On SO q&a you can ask "how do you write hello world in bla". There will be
many answers. Those answers get votes. Almost anyone can post an answer if
they think they have a better one or can explain better.

On SO docs on the other hand, only one answer is allowed. This removes
opportunity and incentive to contribute and adds a kind of bureaucracy and all
kinds of issues with their point system that seems like it's going to lead to
turf wars and hurt feeling.

------
gavinpc
Does anyone doubt that the real goal of "Documentation" is just page views?

I have nothing bad to say about SO as a Q&A site. I stopped answering years
ago, yet I've benefited from it easily ten times a day. And when I recently
asked my first question in years, on a _Saturday_ , I got a single, correct
answer from an expert ( _edit_ , I mean, the author of a published book on
SQL) within an hour.[0]

But the OP's question reminds me a little bit of how people talk about the US
Congress. How come these high achievers never accomplish what they went there
to do? Well, maybe they're extremely good at doing what they really intend.

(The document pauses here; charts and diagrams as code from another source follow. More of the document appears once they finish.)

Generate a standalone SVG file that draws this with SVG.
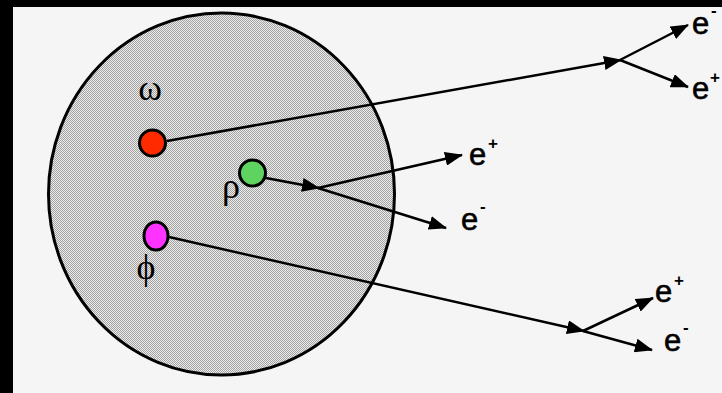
<svg xmlns="http://www.w3.org/2000/svg" width="722" height="393" viewBox="0 0 722 393">
<style>
.ln{stroke:#000;stroke-width:2.5;fill:none}
.e{font-family:"Liberation Sans",Arial,sans-serif;font-size:31px;fill:#000;stroke:#000;stroke-width:0.6}
.sup{font-family:"Liberation Sans",Arial,sans-serif;font-size:17px;font-weight:bold;fill:#000}
.gr{font-family:"Liberation Serif","DejaVu Serif",serif;font-size:36px;fill:#000}
.node{stroke:#000;stroke-width:3}
</style>
<defs>
<pattern id="dots" width="2" height="2" patternUnits="userSpaceOnUse">
<rect width="2" height="2" fill="#ececec"/>
<rect width="1" height="1" fill="#a2a2a2"/>
<rect x="1" y="1" width="1" height="1" fill="#a2a2a2"/>
</pattern>
<marker id="ah" markerWidth="18" markerHeight="14" refX="17" refY="7" orient="auto" markerUnits="userSpaceOnUse">
<path d="M0,0 L18,7 L0,14 Z" fill="#000"/>
</marker>
</defs>
<rect width="722" height="393" fill="#f5f5f5"/>
<rect width="722" height="7" fill="#000"/>
<rect width="13" height="393" fill="#000"/>
<ellipse id="nucleus" cx="221.5" cy="194" rx="173" ry="181" fill="url(#dots)" stroke="#000" stroke-width="3"/>
<g id="connectors">
<line class="ln" x1="167" y1="141" x2="621" y2="60" marker-end="url(#ah)"/>
<line class="ln" x1="620" y1="60" x2="688" y2="25" marker-end="url(#ah)"/>
<line class="ln" x1="620" y1="60" x2="688" y2="87" marker-end="url(#ah)"/>
<line class="ln" x1="266" y1="178" x2="319" y2="188" marker-end="url(#ah)"/>
<line class="ln" x1="318" y1="188" x2="462" y2="155" marker-end="url(#ah)"/>
<line class="ln" x1="318" y1="188" x2="446" y2="228" marker-end="url(#ah)"/>
<line class="ln" x1="169" y1="237" x2="584" y2="331" marker-end="url(#ah)"/>
<line class="ln" x1="583" y1="331" x2="653" y2="298" marker-end="url(#ah)"/>
<line class="ln" x1="583" y1="331" x2="652" y2="350" marker-end="url(#ah)"/>
</g>
<g id="omega">
<circle class="node" cx="152.5" cy="143" r="13" fill="#ff2a00"/>
<text class="gr" x="150" y="100" text-anchor="middle" font-size="40">ω</text>
</g>
<g id="rho">
<circle class="node" cx="252.5" cy="173" r="13" fill="#5fd35f"/>
<text class="gr" x="231" y="198" text-anchor="middle">ρ</text>
</g>
<g id="phi">
<ellipse class="node" cx="156" cy="236" rx="12" ry="14" fill="#ff33ff"/>
<text class="gr" x="146" y="279" text-anchor="middle">ϕ</text>
</g>
<g id="labels">
<text class="e" x="692" y="34">e</text><text class="sup" x="711" y="16">-</text>
<text class="e" x="692" y="99">e</text><text class="sup" x="710" y="83">+</text>
<text class="e" x="469" y="165">e</text><text class="sup" x="488" y="149">+</text>
<text class="e" x="461" y="230">e</text><text class="sup" x="480" y="212">-</text>
<text class="e" x="655" y="302">e</text><text class="sup" x="674" y="286">+</text>
<text class="e" x="664" y="351">e</text><text class="sup" x="683" y="333">-</text>
</g>
</svg>
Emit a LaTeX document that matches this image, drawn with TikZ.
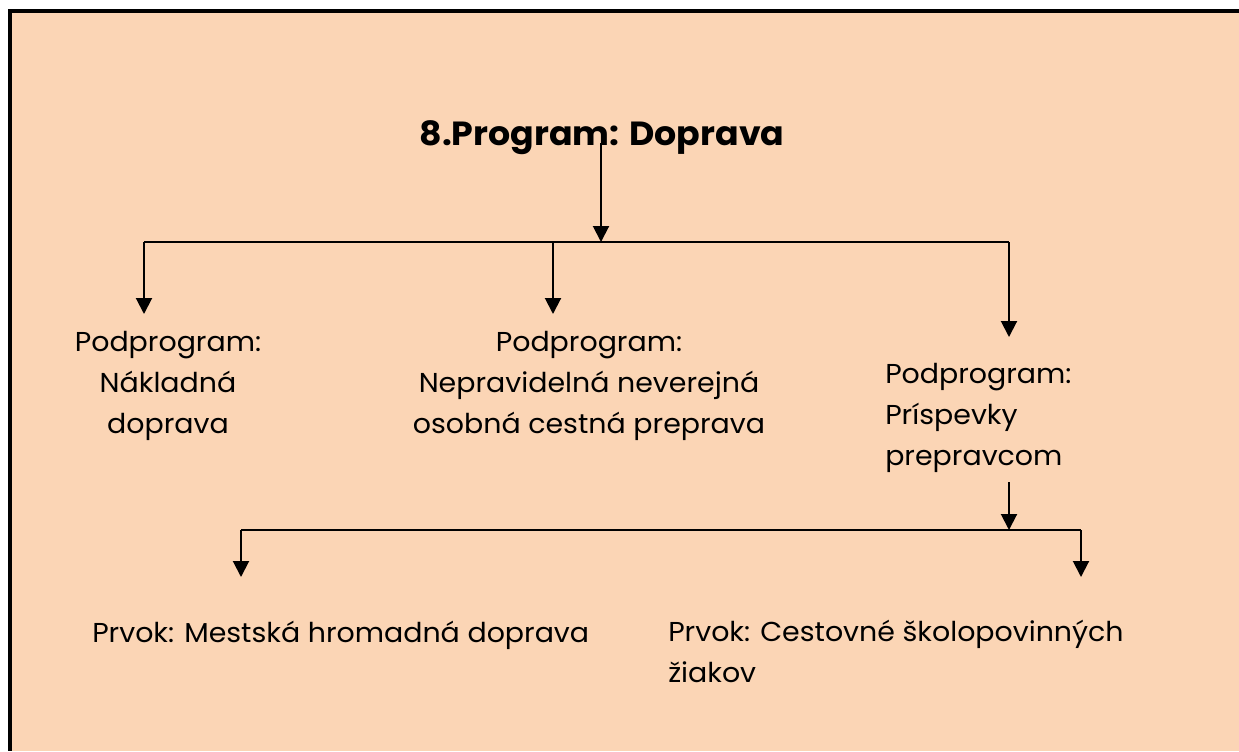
\documentclass[tikz,border=0pt]{standalone}
\usepackage{fontspec}
\setmainfont[FakeStretch=1.04]{Poppins}
\usetikzlibrary{arrows.meta}
\definecolor{bgtan}{RGB}{251,213,181}
\begin{document}
\begin{tikzpicture}[x=0.75pt,y=-0.75pt,
  arr/.style={line width=1.5pt,-{Triangle[width=12pt,length=12pt]}},
  bus/.style={line width=1.5pt},
  lbl/.style={font=\fontsize{20.5}{30.5}\selectfont, inner sep=0pt, anchor=base},
  ttl/.style={font=\fontsize{25.1}{30}\selectfont\bfseries, inner sep=0pt, anchor=base}]
\useasboundingbox (0,0) rectangle (1239,751);
\fill[bgtan] (12,13) rectangle (1239,751);
\fill[black] (8,9) rectangle (1239,13);
\fill[black] (8,9) rectangle (12,751);
% texts (base anchor = baseline of the last line)
\node[ttl] (t) at (602,145) {8.Program: Doprava};
\node[lbl, align=center] (a) at (168,433) {Podprogram:\\Nákladná\\doprava};
\node[lbl, align=center] (b) at (589,433) {Podprogram:\\Nepravidelná neverejná\\osobná cestná preprava};
\node[lbl, align=left, anchor=base west] (c) at (885,465) {Podprogram:\\Príspevky\\prepravcom};
\node[lbl, anchor=base west] (d) at (92,642) {Prvok: Mestská hromadná doprava};
\node[lbl, align=left, anchor=base west] (e) at (668,682) {Prvok: Cestovné školopovinných\\žiakov};
% connector coordinates
\coordinate (t0) at (601,143);
\coordinate (j1) at (601,242);
\coordinate (bl) at (144,242);
\coordinate (bm) at (553,242);
\coordinate (br) at (1009,242);
\coordinate (ta) at (144,314);
\coordinate (tb) at (553,314);
\coordinate (tc) at (1009,337);
\coordinate (c0) at (1009,482);
\coordinate (j2) at (1009,530);
\coordinate (dl) at (241,530);
\coordinate (dr) at (1081,530);
\coordinate (td) at (241,577);
\coordinate (te) at (1081,577);
% connectors
\draw[arr] (t0) -- (j1);
\draw[bus] (bl) -- (br);
\draw[arr] (bl) -- (ta);
\draw[arr] (bm) -- (tb);
\draw[arr] (br) -- (tc);
\draw[arr] (c0) -- (j2);
\draw[bus] (dl) -- (dr);
\draw[arr] (dl) -- (td);
\draw[arr] (dr) -- (te);
\end{tikzpicture}
\end{document}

[0] [http://stackoverflow.com/questions/39056483/can-constant-
loo...](http://stackoverflow.com/questions/39056483/can-constant-lookups-be-
done-efficiently-within-a-single-query)

------
bluetwo
I had the same bump of excitement when I read the description of StackOverflow
Documentation, but was saddened quickly when I looked at what they produced
and how they were producing it.

If you want to create bad documentation, here is how you do it: Hire an intern
and have them describe each element, function, screen, button, etc of a
program.

If you want to create good documentation, here is how you do it: Hire an
instructional designer to define the audience, their objectives, the common
tasks, and then build your documentation around this information.

This effort seems to be taking the first approach, and might end up producing
documentation, but it won't be very good.

------
wrexsoule
I used to contribute a lot to SO a few years back into a pretty niche tag, and
I've noticed the same trend which drove me out of participating. Still a
pretty good resource, but the number of opportunistic people who are there
just to get these silly points is too damn high.

------
hasbroslasher
Will the question in the title make me click even though I know it's
deceptive? Damn, I just can't resist.

------
WhitneyLand
So, its like Wikipedia with voting and ads?